The break matters now because it landed in the run-up to Election Day, when every vote is being read as a test of how far Republicans are willing to go against the president. Thom Tillis, who announced his retirement from the Senate last year after opposing Trump’s One Big Beautiful Bill, said the pressure will only grow as campaigns tighten. “I think what you’re seeing as you get closer to the election is that people are going to vote the way they think their constituents want them to,” he said.
The list of setbacks was broad. Republicans in Congress rejected $1 billion in funding tied to Trump’s White House ballroom, forced a retreat on his $1.8 billion anti-weaponization fund, and blocked legislation on domestic spying. Multiple factions in both chambers also stepped forward during the past week to rebuke Trump’s war against Iran, a posture that would have been unthinkable for much of the party in earlier years.

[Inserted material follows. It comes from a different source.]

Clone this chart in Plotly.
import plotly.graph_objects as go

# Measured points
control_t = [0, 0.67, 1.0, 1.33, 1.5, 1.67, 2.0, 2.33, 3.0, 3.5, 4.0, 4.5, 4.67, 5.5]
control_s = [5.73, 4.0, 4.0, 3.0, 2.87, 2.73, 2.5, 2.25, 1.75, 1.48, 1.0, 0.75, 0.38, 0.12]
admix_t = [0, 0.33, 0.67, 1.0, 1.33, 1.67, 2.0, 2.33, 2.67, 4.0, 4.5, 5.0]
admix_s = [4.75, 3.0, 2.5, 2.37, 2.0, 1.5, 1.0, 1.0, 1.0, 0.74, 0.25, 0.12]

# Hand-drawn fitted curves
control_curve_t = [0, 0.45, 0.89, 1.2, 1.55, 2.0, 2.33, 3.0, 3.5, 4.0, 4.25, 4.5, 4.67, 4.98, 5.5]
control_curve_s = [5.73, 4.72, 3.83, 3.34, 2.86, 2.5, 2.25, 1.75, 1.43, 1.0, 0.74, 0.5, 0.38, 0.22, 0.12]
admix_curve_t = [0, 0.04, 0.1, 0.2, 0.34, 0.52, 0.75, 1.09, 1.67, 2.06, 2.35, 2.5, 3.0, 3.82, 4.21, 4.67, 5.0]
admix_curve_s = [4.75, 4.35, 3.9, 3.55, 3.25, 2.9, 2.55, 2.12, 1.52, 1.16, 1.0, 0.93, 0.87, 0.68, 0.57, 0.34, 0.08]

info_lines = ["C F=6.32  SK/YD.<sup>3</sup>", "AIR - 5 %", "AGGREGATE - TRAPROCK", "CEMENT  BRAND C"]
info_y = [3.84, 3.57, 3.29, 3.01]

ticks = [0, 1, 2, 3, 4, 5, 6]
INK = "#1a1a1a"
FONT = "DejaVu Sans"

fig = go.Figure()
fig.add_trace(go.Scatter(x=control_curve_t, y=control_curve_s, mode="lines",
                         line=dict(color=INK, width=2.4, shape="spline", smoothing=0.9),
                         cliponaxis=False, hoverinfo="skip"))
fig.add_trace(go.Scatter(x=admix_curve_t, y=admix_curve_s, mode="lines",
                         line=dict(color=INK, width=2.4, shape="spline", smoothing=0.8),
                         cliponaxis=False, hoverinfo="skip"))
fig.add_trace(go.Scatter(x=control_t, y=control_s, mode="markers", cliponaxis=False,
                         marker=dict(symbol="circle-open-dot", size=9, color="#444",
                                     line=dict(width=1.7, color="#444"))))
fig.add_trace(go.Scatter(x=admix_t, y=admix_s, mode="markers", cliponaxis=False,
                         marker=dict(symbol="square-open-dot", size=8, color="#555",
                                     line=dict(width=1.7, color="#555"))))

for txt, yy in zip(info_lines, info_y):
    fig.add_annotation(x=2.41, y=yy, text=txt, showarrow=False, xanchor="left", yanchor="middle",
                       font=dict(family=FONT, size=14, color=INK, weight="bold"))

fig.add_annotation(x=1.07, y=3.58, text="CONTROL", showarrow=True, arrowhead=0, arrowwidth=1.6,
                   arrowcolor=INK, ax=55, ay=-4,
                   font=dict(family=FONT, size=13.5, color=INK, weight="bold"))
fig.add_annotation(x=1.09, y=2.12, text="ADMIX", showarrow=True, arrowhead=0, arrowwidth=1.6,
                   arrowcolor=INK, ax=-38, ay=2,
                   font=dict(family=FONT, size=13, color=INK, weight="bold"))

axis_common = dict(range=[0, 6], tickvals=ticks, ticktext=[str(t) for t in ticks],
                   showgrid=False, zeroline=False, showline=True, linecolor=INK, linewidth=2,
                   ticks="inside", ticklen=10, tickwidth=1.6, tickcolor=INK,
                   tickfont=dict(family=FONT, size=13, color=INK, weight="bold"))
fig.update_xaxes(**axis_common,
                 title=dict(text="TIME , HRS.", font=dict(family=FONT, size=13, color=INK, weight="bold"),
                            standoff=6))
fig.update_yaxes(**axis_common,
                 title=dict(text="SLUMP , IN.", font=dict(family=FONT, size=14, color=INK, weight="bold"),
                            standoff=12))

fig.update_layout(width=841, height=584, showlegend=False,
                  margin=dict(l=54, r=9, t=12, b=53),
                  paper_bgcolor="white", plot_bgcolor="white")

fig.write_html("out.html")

On Thursday, the House passed a bill to provide aid to Ukraine and impose new sanctions on Russia, another move that crossed Trump’s preferences. That legislation now seems destined for a veto. The Senate ultimately passed the immigration enforcement funding bill on Friday, after Trump’s opposition to Sen. John Cornyn and his anti-weaponization fund announcement had already forced Republicans to abandon a $70 billion immigration enforcement package just before Memorial Day and leave town angry and frustrated.
Even so, the pushback may not amount to the revolt some in Washington are eager to declare. Sen. John Fetterman said the Republicans breaking with Trump were the ones who had already been targeted by him, adding that “that actually demonstrates his absolute control over the party.” A White House official brushed off the episodes as election-year politics, and White House spokeswoman Abigail Jackson said, “While the media and Democrats attempt to sow nonexistent divisions, we look forward to continuing this close relationship to continue fulfilling President Trump's agenda.”
For years, Republican lawmakers had backed Trump’s cabinet picks, executive orders and signature legislation even when they had misgivings about the deficit or Medicaid cuts. But frustration and resentment have grown after Trump opposed the reelection bids of Bill Cassidy and Cornyn, and the latest defections suggest the party is less uniform than it was. The question now is not whether some Republicans are willing to break with Trump. It is whether enough of them will do it on the votes that matter most before the election calendar hardens the party’s choices.